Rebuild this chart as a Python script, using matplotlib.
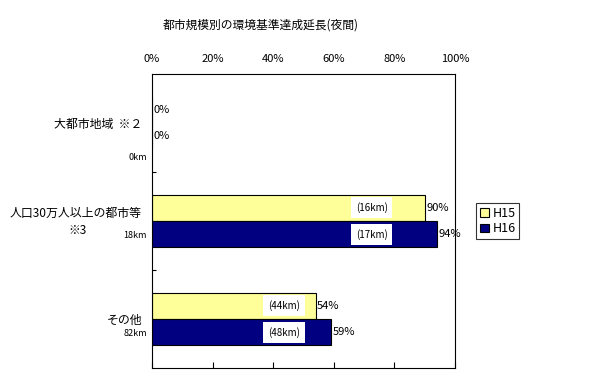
import matplotlib
matplotlib.use("Agg")
import matplotlib.pyplot as plt
from matplotlib.transforms import blended_transform_factory

plt.rcParams['font.family'] = ['Noto Sans CJK JP', 'DejaVu Sans']

categories = ["大都市地域  ※２", "人口30万人以上の都市等", "その他"]
category_notes = [None, "※3", None]
total_km = ["0km", "18km", "82km"]
h15 = [0, 90, 54]
h16 = [0, 94, 59]
h15_km = [None, "(16km)", "(44km)"]
h16_km = [None, "(17km)", "(48km)"]

fig = plt.figure(figsize=(5.89, 3.80), dpi=100)
ax = fig.add_axes([152/589, 1 - 368/380, 303/589, 294/380])

ypos = list(range(len(categories)))
bh = 0.27
ax.barh([y - bh/2 for y in ypos], h15, height=bh, color="#FFFF99", edgecolor="black", linewidth=0.8, label="H15")
ax.barh([y + bh/2 for y in ypos], h16, height=bh, color="#000080", edgecolor="black", linewidth=0.8, label="H16")

ax.set_xlim(0, 100)
ax.set_ylim(2.5, -0.5)
ax.set_xticks([0, 20, 40, 60, 80, 100])
ax.set_xticklabels(["0%", "20%", "40%", "60%", "80%", "100%"], fontsize=8)
ax.tick_params(axis='x', which='both', bottom=True, top=False, labelbottom=False, labeltop=True,
               direction='in', length=4, pad=7)
ax.set_yticks([0.5, 1.5])
ax.set_yticklabels([])
ax.tick_params(axis='y', direction='in', length=3)

# value labels
for vals, off in ((h15, -bh/2), (h16, bh/2)):
    for i, v in enumerate(vals):
        ax.text(v + 0.5, i + off, f"{v}%", va='center', ha='left', fontsize=8)

# km labels in white boxes inside the bars
box_x = [None, 72.5, 43.5]
for kms, off in ((h15_km, -bh/2), (h16_km, bh/2)):
    for i, k in enumerate(kms):
        if k is None:
            continue
        ax.text(box_x[i], i + off, k, va='center', ha='center', fontsize=7,
                bbox=dict(facecolor='white', edgecolor='none', pad=3.5))

trans = blended_transform_factory(ax.transAxes, ax.transData)
for i, c in enumerate(categories):
    if category_notes[i]:
        ax.text(-10/303, i - 0.08, c, transform=trans, ha='right', va='center', fontsize=8.6)
        ax.text(-75/303, i + 0.10, category_notes[i], transform=trans, ha='center', va='center', fontsize=8.6)
    else:
        ax.text(-10/303, i + 0.01, c, transform=trans, ha='right', va='center', fontsize=8.6)
    ax.text(-5/303, i + 0.35 if i == 0 else i + 0.15, total_km[i], transform=trans, ha='right', va='center',
            fontsize=6.5)

ax.set_title("都市規模別の環境基準達成延長(夜間)", fontsize=8.5, pad=33, x=0.36)

leg = ax.legend(loc='center left', bbox_to_anchor=(1.07, 0.5), fontsize=9, frameon=True, fancybox=False,
                handlelength=0.7, handleheight=0.7, handletextpad=0.3, borderpad=0.3, labelspacing=0.2,
                borderaxespad=0)
leg.get_frame().set_edgecolor("black")
leg.get_frame().set_linewidth(0.8)

fig.savefig("out.png", dpi=100)
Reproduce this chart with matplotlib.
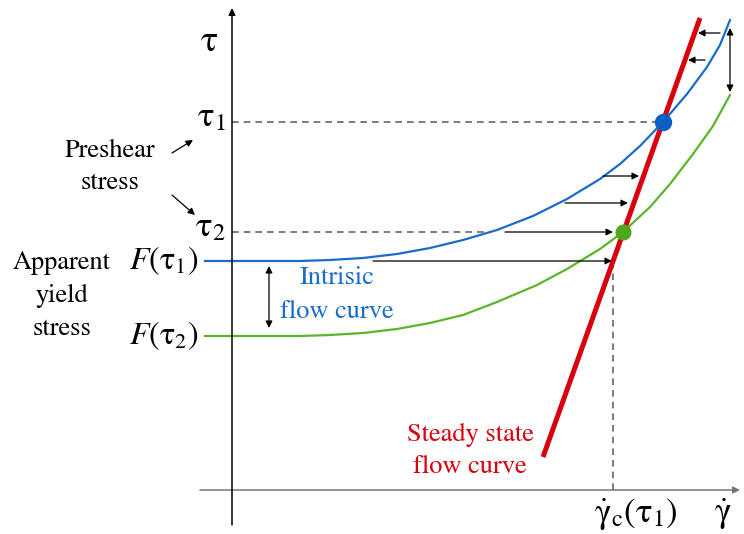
import matplotlib.pyplot as plt

plt.rcParams['font.family'] = 'STIXGeneral'
plt.rcParams['mathtext.fontset'] = 'stix'

# schematic coordinates, origin at the axis crossing
blue_x = [-27, 68, 98, 131, 165, 198, 231, 265, 301, 335, 368, 388, 408, 431, 455, 475, 488, 498]
blue_y = [229, 229, 230, 232, 236, 242, 250, 260, 274, 291, 311, 326, 344, 368, 396, 423, 445, 470]
green_x = [-27, 68, 98, 131, 165, 198, 231, 265, 305, 335, 368, 391, 418, 438, 461, 481, 498]
green_y = [154, 154, 155, 157, 161, 167, 175, 188, 205, 221, 241, 258, 283, 306, 336, 364, 395]
red_x = [311, 468]
red_y = [33, 472]

tau1, tau2 = 368, 258          # preshear stress levels
f_tau1, f_tau2 = 229, 154      # apparent yield stresses
dot_tau1_x, dot_tau2_x = 431, 391
gamma_c = 381

# horizontal arrows towards the steady state curve (start x, end x, y)
right_arrows = [(141, 380, 229), (273, 381, 258), (333, 396, 287), (371, 407, 314)]
left_arrows = [(473, 456, 430), (488, 466, 457)]

BLUE = '#1a6ccc'
GREEN = '#5ab52a'
RED = '#d9000d'
GRAY = '#666666'

fig = plt.figure(figsize=(7.44, 5.34), dpi=100)
ax = fig.add_axes([0, 0, 1, 1])
ax.set_xlim(-232, 512)
ax.set_ylim(-44, 490)
ax.axis('off')

arr = dict(arrowstyle='-|>', mutation_scale=10, lw=0.9, color='black',
           shrinkA=0, shrinkB=0)

# axes
ax.annotate('', xy=(508, 0), xytext=(-32, 0),
            arrowprops=dict(arr, color='#777777', lw=1.1))
ax.annotate('', xy=(0, 482), xytext=(0, -35), arrowprops=dict(arr, lw=1.1))

# dashed guides
ax.plot([0, dot_tau1_x], [tau1, tau1], ls=(0, (4, 3)), color=GRAY, lw=1.2)
ax.plot([0, 258], [tau2, tau2], ls=(0, (4, 3)), color=GRAY, lw=1.2)
ax.plot([gamma_c, gamma_c], [0, f_tau1], ls=(0, (4, 3)), color=GRAY, lw=1.2)

# curves
ax.plot(blue_x, blue_y, color=BLUE, lw=1.6, solid_joinstyle='round')
ax.plot(green_x, green_y, color=GREEN, lw=1.6, solid_joinstyle='round')
ax.plot(red_x, red_y, color=RED, lw=3.6, solid_capstyle='butt')
ax.plot([dot_tau1_x], [tau1], 'o', color='#0b5fc4', ms=11.5, zorder=5)
ax.plot([dot_tau2_x], [tau2], 'o', color='#4ea81c', ms=10.5, zorder=5)

# arrows
for x0, x1, y in right_arrows + left_arrows:
    ax.annotate('', xy=(x1, y), xytext=(x0, y), arrowprops=arr)
ax.annotate('', xy=(498, 462), xytext=(498, 398), arrowprops=dict(arr, arrowstyle='<|-|>'))
ax.annotate('', xy=(37, 224), xytext=(37, 162), arrowprops=dict(arr, arrowstyle='<|-|>'))
ax.annotate('', xy=(-39, 350), xytext=(-60, 337), arrowprops=arr)
ax.annotate('', xy=(-37, 275), xytext=(-60, 295), arrowprops=arr)

# labels
ax.text(-22, 448, 'τ', fontsize=26, ha='center', va='center')
ax.text(-6, tau1 + 4, r'$\mathrm{\tau}_1$', fontsize=25, ha='right', va='center')
ax.text(-6, tau2 + 4, r'$\mathrm{\tau}_2$', fontsize=25, ha='right', va='center')
ax.text(-33, f_tau1, r'$F(\mathrm{\tau}_1)$', fontsize=23, ha='right', va='center')
ax.text(-33, f_tau2, r'$F(\mathrm{\tau}_2)$', fontsize=23, ha='right', va='center')
ax.text(-122, 323, 'Preshear\nstress', fontsize=19, ha='center', va='center',
        linespacing=1.45)
ax.text(-170, 194, 'Apparent\nyield\nstress', fontsize=19, ha='center', va='center',
        linespacing=1.5)
ax.text(105, 195, 'Intrisic\nflow curve', fontsize=19, ha='center', va='center',
        color=BLUE, linespacing=1.5)
ax.text(238, 39, 'Steady state\nflow curve', fontsize=19, ha='center', va='center',
        color=RED, linespacing=1.4)
ax.text(362, -24, r'$\dot{\mathrm{\gamma}}_{\mathrm{c}}(\mathrm{\tau}_1)$', fontsize=25,
        ha='left', va='center')
ax.text(491, -24, r'$\dot{\mathrm{\gamma}}$', fontsize=25, ha='center', va='center')

fig.savefig('out.png', dpi=100)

********************

## Exercise description
Copy the listing exactly. Any image in it stays out of the copy.

## Output for this task
Rebuild this chart as a Python script, using matplotlib.
import matplotlib
matplotlib.use("Agg")
import matplotlib.pyplot as plt
from matplotlib.transforms import blended_transform_factory

plt.rcParams['font.family'] = ['Noto Sans CJK JP', 'DejaVu Sans']

categories = ["大都市地域  ※２", "人口30万人以上の都市等", "その他"]
category_notes = [None, "※3", None]
total_km = ["0km", "18km", "82km"]
h15 = [0, 90, 54]
h16 = [0, 94, 59]
h15_km = [None, "(16km)", "(44km)"]
h16_km = [None, "(17km)", "(48km)"]

fig = plt.figure(figsize=(5.89, 3.80), dpi=100)
ax = fig.add_axes([152/589, 1 - 368/380, 303/589, 294/380])

ypos = list(range(len(categories)))
bh = 0.27
ax.barh([y - bh/2 for y in ypos], h15, height=bh, color="#FFFF99", edgecolor="black", linewidth=0.8, label="H15")
ax.barh([y + bh/2 for y in ypos], h16, height=bh, color="#000080", edgecolor="black", linewidth=0.8, label="H16")

ax.set_xlim(0, 100)
ax.set_ylim(2.5, -0.5)
ax.set_xticks([0, 20, 40, 60, 80, 100])
ax.set_xticklabels(["0%", "20%", "40%", "60%", "80%", "100%"], fontsize=8)
ax.tick_params(axis='x', which='both', bottom=True, top=False, labelbottom=False, labeltop=True,
               direction='in', length=4, pad=7)
ax.set_yticks([0.5, 1.5])
ax.set_yticklabels([])
ax.tick_params(axis='y', direction='in', length=3)

# value labels
for vals, off in ((h15, -bh/2), (h16, bh/2)):
    for i, v in enumerate(vals):
        ax.text(v + 0.5, i + off, f"{v}%", va='center', ha='left', fontsize=8)

# km labels in white boxes inside the bars
box_x = [None, 72.5, 43.5]
for kms, off in ((h15_km, -bh/2), (h16_km, bh/2)):
    for i, k in enumerate(kms):
        if k is None:
            continue
        ax.text(box_x[i], i + off, k, va='center', ha='center', fontsize=7,
                bbox=dict(facecolor='white', edgecolor='none', pad=3.5))

trans = blended_transform_factory(ax.transAxes, ax.transData)
for i, c in enumerate(categories):
    if category_notes[i]:
        ax.text(-10/303, i - 0.08, c, transform=trans, ha='right', va='center', fontsize=8.6)
        ax.text(-75/303, i + 0.10, category_notes[i], transform=trans, ha='center', va='center', fontsize=8.6)
    else:
        ax.text(-10/303, i + 0.01, c, transform=trans, ha='right', va='center', fontsize=8.6)
    ax.text(-5/303, i + 0.35 if i == 0 else i + 0.15, total_km[i], transform=trans, ha='right', va='center',
            fontsize=6.5)

ax.set_title("都市規模別の環境基準達成延長(夜間)", fontsize=8.5, pad=33, x=0.36)

leg = ax.legend(loc='center left', bbox_to_anchor=(1.07, 0.5), fontsize=9, frameon=True, fancybox=False,
                handlelength=0.7, handleheight=0.7, handletextpad=0.3, borderpad=0.3, labelspacing=0.2,
                borderaxespad=0)
leg.get_frame().set_edgecolor("black")
leg.get_frame().set_linewidth(0.8)

fig.savefig("out.png", dpi=100)
Reproduce this chart with matplotlib.
import matplotlib.pyplot as plt

plt.rcParams['font.family'] = 'STIXGeneral'
plt.rcParams['mathtext.fontset'] = 'stix'

# schematic coordinates, origin at the axis crossing
blue_x = [-27, 68, 98, 131, 165, 198, 231, 265, 301, 335, 368, 388, 408, 431, 455, 475, 488, 498]
blue_y = [229, 229, 230, 232, 236, 242, 250, 260, 274, 291, 311, 326, 344, 368, 396, 423, 445, 470]
green_x = [-27, 68, 98, 131, 165, 198, 231, 265, 305, 335, 368, 391, 418, 438, 461, 481, 498]
green_y = [154, 154, 155, 157, 161, 167, 175, 188, 205, 221, 241, 258, 283, 306, 336, 364, 395]
red_x = [311, 468]
red_y = [33, 472]

tau1, tau2 = 368, 258          # preshear stress levels
f_tau1, f_tau2 = 229, 154      # apparent yield stresses
dot_tau1_x, dot_tau2_x = 431, 391
gamma_c = 381

# horizontal arrows towards the steady state curve (start x, end x, y)
right_arrows = [(141, 380, 229), (273, 381, 258), (333, 396, 287), (371, 407, 314)]
left_arrows = [(473, 456, 430), (488, 466, 457)]

BLUE = '#1a6ccc'
GREEN = '#5ab52a'
RED = '#d9000d'
GRAY = '#666666'

fig = plt.figure(figsize=(7.44, 5.34), dpi=100)
ax = fig.add_axes([0, 0, 1, 1])
ax.set_xlim(-232, 512)
ax.set_ylim(-44, 490)
ax.axis('off')

arr = dict(arrowstyle='-|>', mutation_scale=10, lw=0.9, color='black',
           shrinkA=0, shrinkB=0)

# axes
ax.annotate('', xy=(508, 0), xytext=(-32, 0),
            arrowprops=dict(arr, color='#777777', lw=1.1))
ax.annotate('', xy=(0, 482), xytext=(0, -35), arrowprops=dict(arr, lw=1.1))

# dashed guides
ax.plot([0, dot_tau1_x], [tau1, tau1], ls=(0, (4, 3)), color=GRAY, lw=1.2)
ax.plot([0, 258], [tau2, tau2], ls=(0, (4, 3)), color=GRAY, lw=1.2)
ax.plot([gamma_c, gamma_c], [0, f_tau1], ls=(0, (4, 3)), color=GRAY, lw=1.2)

# curves
ax.plot(blue_x, blue_y, color=BLUE, lw=1.6, solid_joinstyle='round')
ax.plot(green_x, green_y, color=GREEN, lw=1.6, solid_joinstyle='round')
ax.plot(red_x, red_y, color=RED, lw=3.6, solid_capstyle='butt')
ax.plot([dot_tau1_x], [tau1], 'o', color='#0b5fc4', ms=11.5, zorder=5)
ax.plot([dot_tau2_x], [tau2], 'o', color='#4ea81c', ms=10.5, zorder=5)

# arrows
for x0, x1, y in right_arrows + left_arrows:
    ax.annotate('', xy=(x1, y), xytext=(x0, y), arrowprops=arr)
ax.annotate('', xy=(498, 462), xytext=(498, 398), arrowprops=dict(arr, arrowstyle='<|-|>'))
ax.annotate('', xy=(37, 224), xytext=(37, 162), arrowprops=dict(arr, arrowstyle='<|-|>'))
ax.annotate('', xy=(-39, 350), xytext=(-60, 337), arrowprops=arr)
ax.annotate('', xy=(-37, 275), xytext=(-60, 295), arrowprops=arr)

# labels
ax.text(-22, 448, 'τ', fontsize=26, ha='center', va='center')
ax.text(-6, tau1 + 4, r'$\mathrm{\tau}_1$', fontsize=25, ha='right', va='center')
ax.text(-6, tau2 + 4, r'$\mathrm{\tau}_2$', fontsize=25, ha='right', va='center')
ax.text(-33, f_tau1, r'$F(\mathrm{\tau}_1)$', fontsize=23, ha='right', va='center')
ax.text(-33, f_tau2, r'$F(\mathrm{\tau}_2)$', fontsize=23, ha='right', va='center')
ax.text(-122, 323, 'Preshear\nstress', fontsize=19, ha='center', va='center',
        linespacing=1.45)
ax.text(-170, 194, 'Apparent\nyield\nstress', fontsize=19, ha='center', va='center',
        linespacing=1.5)
ax.text(105, 195, 'Intrisic\nflow curve', fontsize=19, ha='center', va='center',
        color=BLUE, linespacing=1.5)
ax.text(238, 39, 'Steady state\nflow curve', fontsize=19, ha='center', va='center',
        color=RED, linespacing=1.4)
ax.text(362, -24, r'$\dot{\mathrm{\gamma}}_{\mathrm{c}}(\mathrm{\tau}_1)$', fontsize=25,
        ha='left', va='center')
ax.text(491, -24, r'$\dot{\mathrm{\gamma}}$', fontsize=25, ha='center', va='center')

fig.savefig('out.png', dpi=100)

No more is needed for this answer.